Karen and I had two ground-breaking discussions recently that have been incredibly healthy for our marriage. They were the result, at least in part, of an argument that occurred because a handful of issues had overheated. Now, ideally, those issues would have been handled individually before they reached that point. Not as dramatic, and it doesn’t make for nearly as good a script, but it’s better for my blood pressure when I’m the one arguing. This recent argument became a catalyst that propelled us forward, restoring momentum when we had began to drift backward.
I suppose that, when two people stall out, you can take them and put them into an argument…
I’m thinking of this tonight as I listen with a heavy heart to the sounds coming through the wall of our apartment. As well-constructed as our building is, you cannot help but hear when someone yells at a certain volume. That particular argument was punctuated by “blah blah blah” and “f***k you.” Not pleasant to hear. I’m aching for the people (I presume a couple) involved. I’m hoping that this serves as a catalyst to restore forward momentum for them, so that they won’t digress backward.

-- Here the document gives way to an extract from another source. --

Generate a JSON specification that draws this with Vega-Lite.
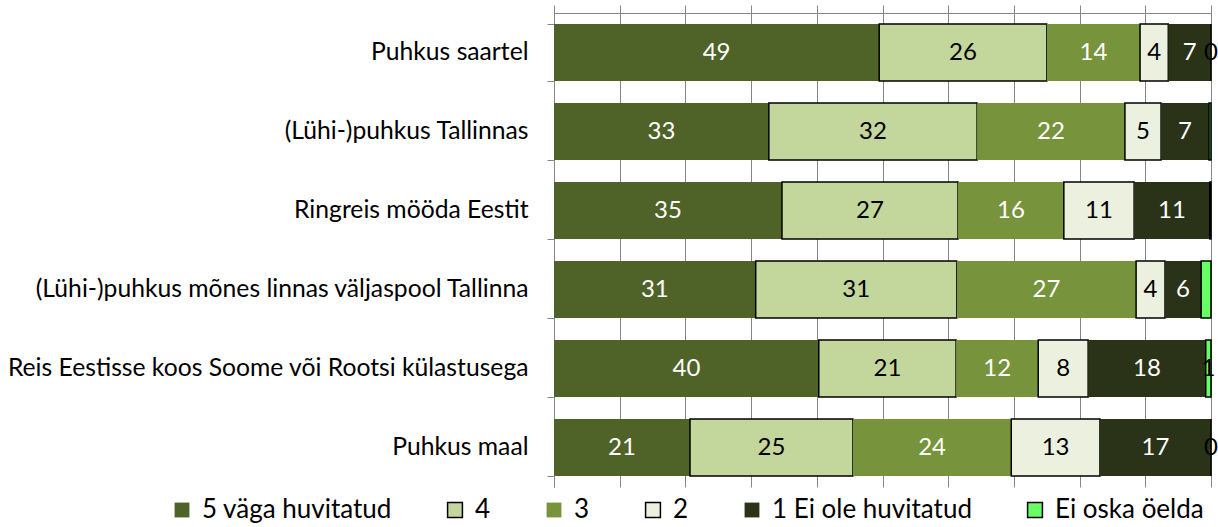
{
  "$schema": "https://vega.github.io/schema/vega-lite/v6.json",
  "autosize": {"type": "none"},
  "padding": {"left": 554, "top": 13, "right": 7, "bottom": 40},
  "width": 657,
  "height": 474,
  "background": "white",
  "config": {
    "view": {"stroke": null},
    "font": "Lato",
    "axis": {"labelFont": "Lato", "titleFont": "Lato"},
    "legend": {"labelFont": "Lato", "symbolStrokeWidth": 1.5}
  },
  "data": {
    "values": [
      {"cat": "Puhkus saartel", "resp": "5 väga huvitatud", "value": 49.5, "label": "49"},
      {"cat": "Puhkus saartel", "resp": "4", "value": 25.5, "label": "26"},
      {"cat": "Puhkus saartel", "resp": "3", "value": 14.2, "label": "14"},
      {"cat": "Puhkus saartel", "resp": "2", "value": 4.3, "label": "4"},
      {"cat": "Puhkus saartel", "resp": "1 Ei ole huvitatud", "value": 6.5, "label": "7"},
      {"cat": "Puhkus saartel", "resp": "Ei oska öelda", "value": 0, "label": "0"},
      {"cat": "(Lühi-)puhkus Tallinnas ", "resp": "5 väga huvitatud", "value": 32.7, "label": "33"},
      {"cat": "(Lühi-)puhkus Tallinnas ", "resp": "4", "value": 31.7, "label": "32"},
      {"cat": "(Lühi-)puhkus Tallinnas ", "resp": "3", "value": 22.5, "label": "22"},
      {"cat": "(Lühi-)puhkus Tallinnas ", "resp": "2", "value": 5.5, "label": "5"},
      {"cat": "(Lühi-)puhkus Tallinnas ", "resp": "1 Ei ole huvitatud", "value": 7.3, "label": "7"},
      {"cat": "(Lühi-)puhkus Tallinnas ", "resp": "Ei oska öelda", "value": 0.3, "label": ""},
      {"cat": "Ringreis mööda Eestit ", "resp": "5 väga huvitatud", "value": 34.7, "label": "35"},
      {"cat": "Ringreis mööda Eestit ", "resp": "4", "value": 26.8, "label": "27"},
      {"cat": "Ringreis mööda Eestit ", "resp": "3", "value": 16.1, "label": "16"},
      {"cat": "Ringreis mööda Eestit ", "resp": "2", "value": 10.7, "label": "11"},
      {"cat": "Ringreis mööda Eestit ", "resp": "1 Ei ole huvitatud", "value": 11.5, "label": "11"},
      {"cat": "Ringreis mööda Eestit ", "resp": "Ei oska öelda", "value": 0.2, "label": ""},
      {"cat": "(Lühi-)puhkus mõnes linnas väljaspool Tallinna ", "resp": "5 väga huvitatud", "value": 30.7, "label": "31"},
      {"cat": "(Lühi-)puhkus mõnes linnas väljaspool Tallinna ", "resp": "4", "value": 30.6, "label": "31"},
      {"cat": "(Lühi-)puhkus mõnes linnas väljaspool Tallinna ", "resp": "3", "value": 27.3, "label": "27"},
      {"cat": "(Lühi-)puhkus mõnes linnas väljaspool Tallinna ", "resp": "2", "value": 4.4, "label": "4"},
      {"cat": "(Lühi-)puhkus mõnes linnas väljaspool Tallinna ", "resp": "1 Ei ole huvitatud", "value": 5.5, "label": "6"},
      {"cat": "(Lühi-)puhkus mõnes linnas väljaspool Tallinna ", "resp": "Ei oska öelda", "value": 1.5, "label": ""},
      {"cat": "Reis Eestisse koos Soome või Rootsi külastusega", "resp": "5 väga huvitatud", "value": 40.3, "label": "40"},
      {"cat": "Reis Eestisse koos Soome või Rootsi külastusega", "resp": "4", "value": 20.9, "label": "21"},
      {"cat": "Reis Eestisse koos Soome või Rootsi külastusega", "resp": "3", "value": 12.5, "label": "12"},
      {"cat": "Reis Eestisse koos Soome või Rootsi külastusega", "resp": "2", "value": 7.6, "label": "8"},
      {"cat": "Reis Eestisse koos Soome või Rootsi külastusega", "resp": "1 Ei ole huvitatud", "value": 17.9, "label": "18"},
      {"cat": "Reis Eestisse koos Soome või Rootsi külastusega", "resp": "Ei oska öelda", "value": 0.8, "label": "1"},
      {"cat": "Puhkus maal", "resp": "5 väga huvitatud", "value": 20.7, "label": "21"},
      {"cat": "Puhkus maal", "resp": "4", "value": 24.8, "label": "25"},
      {"cat": "Puhkus maal", "resp": "3", "value": 24.1, "label": "24"},
      {"cat": "Puhkus maal", "resp": "2", "value": 13.5, "label": "13"},
      {"cat": "Puhkus maal", "resp": "1 Ei ole huvitatud", "value": 16.9, "label": "17"},
      {"cat": "Puhkus maal", "resp": "Ei oska öelda", "value": 0, "label": "0"}
    ]
  },
  "transform": [
    {"calculate": "indexof(['5 väga huvitatud','4','3','2','1 Ei ole huvitatud','Ei oska öelda'], datum.resp)", "as": "ord"},
    {"stack": "value", "groupby": ["cat"], "sort": [{"field": "ord", "order": "ascending"}], "offset": "normalize", "as": ["v0", "v1"]},
    {"calculate": "(datum.v0 + datum.v1) / 2", "as": "mid"}
  ],
  "encoding": {
    "y": {
      "field": "cat",
      "type": "nominal",
      "sort": null,
      "title": null,
      "scale": {"paddingInner": 0.28, "paddingOuter": 0.14},
      "axis": {
        "labelFontSize": 24.7,
        "labelColor": "black",
        "labelLimit": 600,
        "labelPadding": 19,
        "tickBand": "extent",
        "tickSize": 7,
        "tickColor": "#868686",
        "domainColor": "#868686",
        "grid": false
      }
    }
  },
  "layer": [
    {
      "mark": {"type": "bar", "strokeWidth": 1.5},
      "encoding": {
        "x": {
          "field": "v0",
          "type": "quantitative",
          "scale": {"domain": [0, 1], "nice": false},
          "axis": {
            "orient": "top",
            "values": [0, 0.1, 0.2, 0.3, 0.4, 0.5, 0.6, 0.7, 0.8, 0.9, 1],
            "labels": false,
            "title": null,
            "tickSize": 8,
            "tickColor": "#868686",
            "domainColor": "#868686",
            "grid": true,
            "gridColor": "#868686",
            "gridOpacity": 1
          }
        },
        "x2": {"field": "v1"},
        "color": {
          "field": "resp",
          "type": "nominal",
          "title": null,
          "scale": {
            "domain": ["5 väga huvitatud", "4", "3", "2", "1 Ei ole huvitatud", "Ei oska öelda"],
            "range": ["#4F6228", "#C3D69B", "#77933C", "#EBF1DE", "#2A3318", "#66FF66"]
          },
          "legend": {
            "orient": "none",
            "legendX": -385,
            "legendY": 484,
            "direction": "horizontal",
            "columns": 6,
            "columnPadding": 50,
            "symbolType": "square",
            "symbolSize": 220,
            "labelFontSize": 26,
            "labelColor": "black",
            "labelOffset": 7,
            "labelLimit": 400
          }
        },
        "stroke": {
          "field": "resp",
          "type": "nominal",
          "title": null,
          "scale": {
            "domain": ["5 väga huvitatud", "4", "3", "2", "1 Ei ole huvitatud", "Ei oska öelda"],
            "range": ["transparent", "black", "transparent", "black", "transparent", "black"]
          }
        }
      }
    },
    {
      "mark": {"type": "text", "fontSize": 24, "baseline": "middle", "align": "center"},
      "encoding": {
        "x": {"field": "mid", "type": "quantitative"},
        "text": {"field": "label"},
        "color": {
          "condition": {"test": "datum.resp === '5 väga huvitatud' || datum.resp === '3' || datum.resp === '1 Ei ole huvitatud'", "value": "white"},
          "value": "black"
        }
      }
    }
  ]
}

When an actor is preparing a script, two of the first questions that they ask themselves are: what does the character want, and what is keeping him from getting it? That is the motivation for our theatre of life, as well. These moments of friction occur because we are experiencing frustration at an inability to get what we feel we (sometimes desperately) need. Psychology tells us that behaviors are a way of getting what we want, or obtaining a desired result. Theatre calls this conflict, and it is the essence of a story. Without conflict, the plot doesn’t move. How unfortunate that, no matter how hard we endeavor to make it otherwise, we don’t seem to experience the positive until we’ve waded through the negative. As Buechner would have said, we have to experience the tragedy before the comedy, and both before the fairy tale.
I hope that your conflicts…these unfortunate flashpoints that ignite between us and those we love… always move you toward a more positive place.
And now, perhaps I should re-visit that script from a few months ago…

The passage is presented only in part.